Collected data →

::::::

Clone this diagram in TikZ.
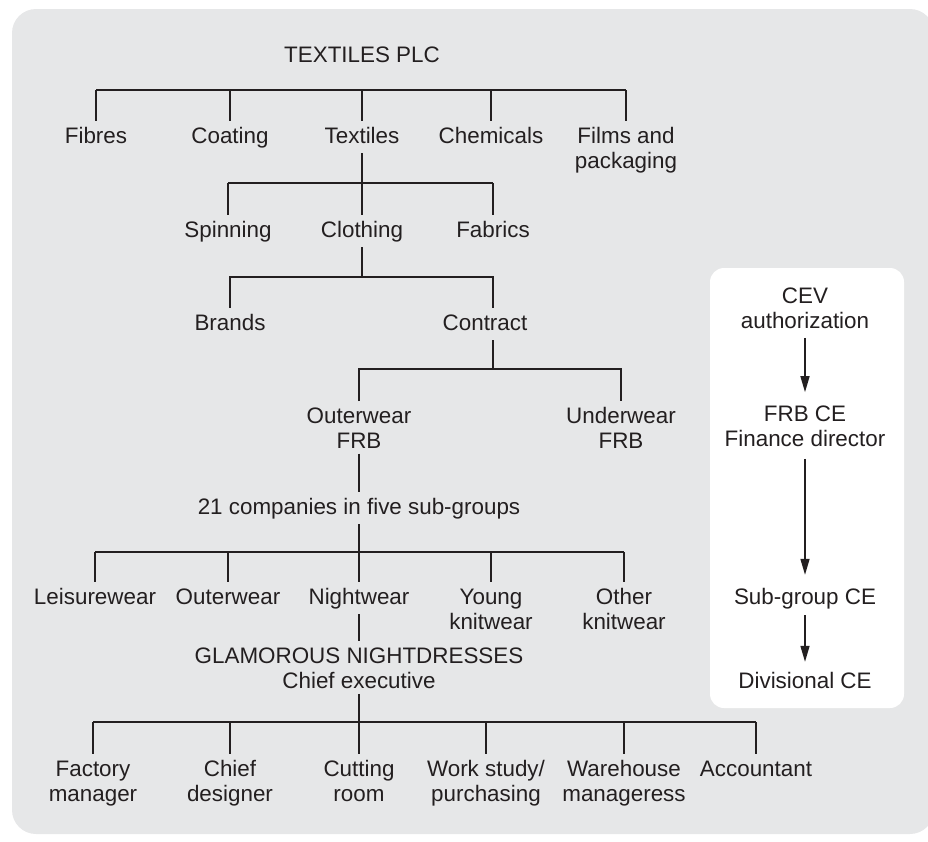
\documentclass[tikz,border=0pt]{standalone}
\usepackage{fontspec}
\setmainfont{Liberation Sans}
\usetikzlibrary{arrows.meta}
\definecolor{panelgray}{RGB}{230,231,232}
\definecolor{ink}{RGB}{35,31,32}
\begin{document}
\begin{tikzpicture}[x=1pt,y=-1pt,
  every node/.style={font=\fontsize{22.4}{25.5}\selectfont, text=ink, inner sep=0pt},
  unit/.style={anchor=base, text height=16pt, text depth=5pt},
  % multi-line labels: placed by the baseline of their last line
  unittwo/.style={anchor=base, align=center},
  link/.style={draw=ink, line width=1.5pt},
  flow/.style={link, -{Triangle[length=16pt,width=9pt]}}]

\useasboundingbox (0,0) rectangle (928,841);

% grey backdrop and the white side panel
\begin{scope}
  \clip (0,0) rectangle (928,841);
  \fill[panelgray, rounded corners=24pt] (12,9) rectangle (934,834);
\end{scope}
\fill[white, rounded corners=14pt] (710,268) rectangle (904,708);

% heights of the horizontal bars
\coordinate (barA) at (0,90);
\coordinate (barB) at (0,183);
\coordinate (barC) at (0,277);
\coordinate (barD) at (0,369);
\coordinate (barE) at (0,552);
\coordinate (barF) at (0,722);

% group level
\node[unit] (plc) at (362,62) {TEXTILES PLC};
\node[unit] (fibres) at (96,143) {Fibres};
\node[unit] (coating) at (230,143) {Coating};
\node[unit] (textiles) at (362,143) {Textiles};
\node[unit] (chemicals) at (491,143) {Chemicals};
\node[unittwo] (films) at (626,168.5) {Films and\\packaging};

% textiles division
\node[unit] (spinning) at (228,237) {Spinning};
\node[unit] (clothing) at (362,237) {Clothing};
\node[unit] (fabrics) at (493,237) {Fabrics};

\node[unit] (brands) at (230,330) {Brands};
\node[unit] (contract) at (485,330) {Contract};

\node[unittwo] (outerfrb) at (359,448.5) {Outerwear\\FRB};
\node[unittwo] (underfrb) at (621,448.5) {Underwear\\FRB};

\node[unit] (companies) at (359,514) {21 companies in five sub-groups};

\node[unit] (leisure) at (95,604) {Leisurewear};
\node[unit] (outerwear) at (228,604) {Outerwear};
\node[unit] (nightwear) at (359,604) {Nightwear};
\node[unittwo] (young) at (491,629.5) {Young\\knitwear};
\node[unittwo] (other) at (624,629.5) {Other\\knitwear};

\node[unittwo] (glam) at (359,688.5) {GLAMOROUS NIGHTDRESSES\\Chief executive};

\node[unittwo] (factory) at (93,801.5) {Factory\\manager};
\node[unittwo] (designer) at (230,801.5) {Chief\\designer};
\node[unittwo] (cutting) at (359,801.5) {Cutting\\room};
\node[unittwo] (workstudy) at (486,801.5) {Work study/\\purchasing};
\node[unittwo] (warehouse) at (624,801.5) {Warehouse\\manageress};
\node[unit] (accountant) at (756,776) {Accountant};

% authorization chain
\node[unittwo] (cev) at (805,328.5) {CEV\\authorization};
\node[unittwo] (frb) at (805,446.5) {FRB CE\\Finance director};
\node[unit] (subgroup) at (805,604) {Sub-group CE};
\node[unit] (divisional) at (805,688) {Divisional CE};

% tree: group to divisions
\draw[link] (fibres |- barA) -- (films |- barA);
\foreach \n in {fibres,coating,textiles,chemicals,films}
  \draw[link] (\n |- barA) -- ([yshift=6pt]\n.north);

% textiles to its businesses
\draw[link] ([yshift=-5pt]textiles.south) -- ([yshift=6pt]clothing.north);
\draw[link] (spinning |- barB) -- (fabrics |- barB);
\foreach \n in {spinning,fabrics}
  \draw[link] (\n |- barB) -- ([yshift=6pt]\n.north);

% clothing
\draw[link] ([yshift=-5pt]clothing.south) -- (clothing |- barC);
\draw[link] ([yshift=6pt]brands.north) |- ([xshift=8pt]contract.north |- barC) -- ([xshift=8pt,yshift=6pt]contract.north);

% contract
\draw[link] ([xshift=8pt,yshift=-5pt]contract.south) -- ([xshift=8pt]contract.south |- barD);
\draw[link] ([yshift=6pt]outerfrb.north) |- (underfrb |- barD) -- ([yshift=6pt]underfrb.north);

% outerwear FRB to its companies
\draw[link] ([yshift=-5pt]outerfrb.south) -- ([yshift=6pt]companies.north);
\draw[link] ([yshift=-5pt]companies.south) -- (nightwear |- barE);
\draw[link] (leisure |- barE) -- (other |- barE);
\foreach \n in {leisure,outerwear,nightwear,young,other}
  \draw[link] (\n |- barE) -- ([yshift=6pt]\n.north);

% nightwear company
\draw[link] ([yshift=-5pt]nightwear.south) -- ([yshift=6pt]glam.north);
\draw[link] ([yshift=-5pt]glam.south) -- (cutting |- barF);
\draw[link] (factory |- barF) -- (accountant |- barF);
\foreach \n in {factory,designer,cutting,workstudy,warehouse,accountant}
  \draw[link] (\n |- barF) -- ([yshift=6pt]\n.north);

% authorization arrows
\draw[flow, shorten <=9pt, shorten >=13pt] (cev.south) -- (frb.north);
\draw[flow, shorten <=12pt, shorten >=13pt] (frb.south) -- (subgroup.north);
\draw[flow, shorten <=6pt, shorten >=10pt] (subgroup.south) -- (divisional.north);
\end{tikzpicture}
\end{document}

::::::

Objective → Reproduce the material word for word, minus the images.

Output for this task →
Clone this diagram in TikZ.
\documentclass[tikz,border=0pt]{standalone}
\usepackage{fontspec}
\setmainfont{Liberation Sans}
\usetikzlibrary{arrows.meta}
\definecolor{panelgray}{RGB}{230,231,232}
\definecolor{ink}{RGB}{35,31,32}
\begin{document}
\begin{tikzpicture}[x=1pt,y=-1pt,
  every node/.style={font=\fontsize{22.4}{25.5}\selectfont, text=ink, inner sep=0pt},
  unit/.style={anchor=base, text height=16pt, text depth=5pt},
  % multi-line labels: placed by the baseline of their last line
  unittwo/.style={anchor=base, align=center},
  link/.style={draw=ink, line width=1.5pt},
  flow/.style={link, -{Triangle[length=16pt,width=9pt]}}]

\useasboundingbox (0,0) rectangle (928,841);

% grey backdrop and the white side panel
\begin{scope}
  \clip (0,0) rectangle (928,841);
  \fill[panelgray, rounded corners=24pt] (12,9) rectangle (934,834);
\end{scope}
\fill[white, rounded corners=14pt] (710,268) rectangle (904,708);

% heights of the horizontal bars
\coordinate (barA) at (0,90);
\coordinate (barB) at (0,183);
\coordinate (barC) at (0,277);
\coordinate (barD) at (0,369);
\coordinate (barE) at (0,552);
\coordinate (barF) at (0,722);

% group level
\node[unit] (plc) at (362,62) {TEXTILES PLC};
\node[unit] (fibres) at (96,143) {Fibres};
\node[unit] (coating) at (230,143) {Coating};
\node[unit] (textiles) at (362,143) {Textiles};
\node[unit] (chemicals) at (491,143) {Chemicals};
\node[unittwo] (films) at (626,168.5) {Films and\\packaging};

% textiles division
\node[unit] (spinning) at (228,237) {Spinning};
\node[unit] (clothing) at (362,237) {Clothing};
\node[unit] (fabrics) at (493,237) {Fabrics};

\node[unit] (brands) at (230,330) {Brands};
\node[unit] (contract) at (485,330) {Contract};

\node[unittwo] (outerfrb) at (359,448.5) {Outerwear\\FRB};
\node[unittwo] (underfrb) at (621,448.5) {Underwear\\FRB};

\node[unit] (companies) at (359,514) {21 companies in five sub-groups};

\node[unit] (leisure) at (95,604) {Leisurewear};
\node[unit] (outerwear) at (228,604) {Outerwear};
\node[unit] (nightwear) at (359,604) {Nightwear};
\node[unittwo] (young) at (491,629.5) {Young\\knitwear};
\node[unittwo] (other) at (624,629.5) {Other\\knitwear};

\node[unittwo] (glam) at (359,688.5) {GLAMOROUS NIGHTDRESSES\\Chief executive};

\node[unittwo] (factory) at (93,801.5) {Factory\\manager};
\node[unittwo] (designer) at (230,801.5) {Chief\\designer};
\node[unittwo] (cutting) at (359,801.5) {Cutting\\room};
\node[unittwo] (workstudy) at (486,801.5) {Work study/\\purchasing};
\node[unittwo] (warehouse) at (624,801.5) {Warehouse\\manageress};
\node[unit] (accountant) at (756,776) {Accountant};

% authorization chain
\node[unittwo] (cev) at (805,328.5) {CEV\\authorization};
\node[unittwo] (frb) at (805,446.5) {FRB CE\\Finance director};
\node[unit] (subgroup) at (805,604) {Sub-group CE};
\node[unit] (divisional) at (805,688) {Divisional CE};

% tree: group to divisions
\draw[link] (fibres |- barA) -- (films |- barA);
\foreach \n in {fibres,coating,textiles,chemicals,films}
  \draw[link] (\n |- barA) -- ([yshift=6pt]\n.north);

% textiles to its businesses
\draw[link] ([yshift=-5pt]textiles.south) -- ([yshift=6pt]clothing.north);
\draw[link] (spinning |- barB) -- (fabrics |- barB);
\foreach \n in {spinning,fabrics}
  \draw[link] (\n |- barB) -- ([yshift=6pt]\n.north);

% clothing
\draw[link] ([yshift=-5pt]clothing.south) -- (clothing |- barC);
\draw[link] ([yshift=6pt]brands.north) |- ([xshift=8pt]contract.north |- barC) -- ([xshift=8pt,yshift=6pt]contract.north);

% contract
\draw[link] ([xshift=8pt,yshift=-5pt]contract.south) -- ([xshift=8pt]contract.south |- barD);
\draw[link] ([yshift=6pt]outerfrb.north) |- (underfrb |- barD) -- ([yshift=6pt]underfrb.north);

% outerwear FRB to its companies
\draw[link] ([yshift=-5pt]outerfrb.south) -- ([yshift=6pt]companies.north);
\draw[link] ([yshift=-5pt]companies.south) -- (nightwear |- barE);
\draw[link] (leisure |- barE) -- (other |- barE);
\foreach \n in {leisure,outerwear,nightwear,young,other}
  \draw[link] (\n |- barE) -- ([yshift=6pt]\n.north);

% nightwear company
\draw[link] ([yshift=-5pt]nightwear.south) -- ([yshift=6pt]glam.north);
\draw[link] ([yshift=-5pt]glam.south) -- (cutting |- barF);
\draw[link] (factory |- barF) -- (accountant |- barF);
\foreach \n in {factory,designer,cutting,workstudy,warehouse,accountant}
  \draw[link] (\n |- barF) -- ([yshift=6pt]\n.north);

% authorization arrows
\draw[flow, shorten <=9pt, shorten >=13pt] (cev.south) -- (frb.north);
\draw[flow, shorten <=12pt, shorten >=13pt] (frb.south) -- (subgroup.north);
\draw[flow, shorten <=6pt, shorten >=10pt] (subgroup.south) -- (divisional.north);
\end{tikzpicture}
\end{document}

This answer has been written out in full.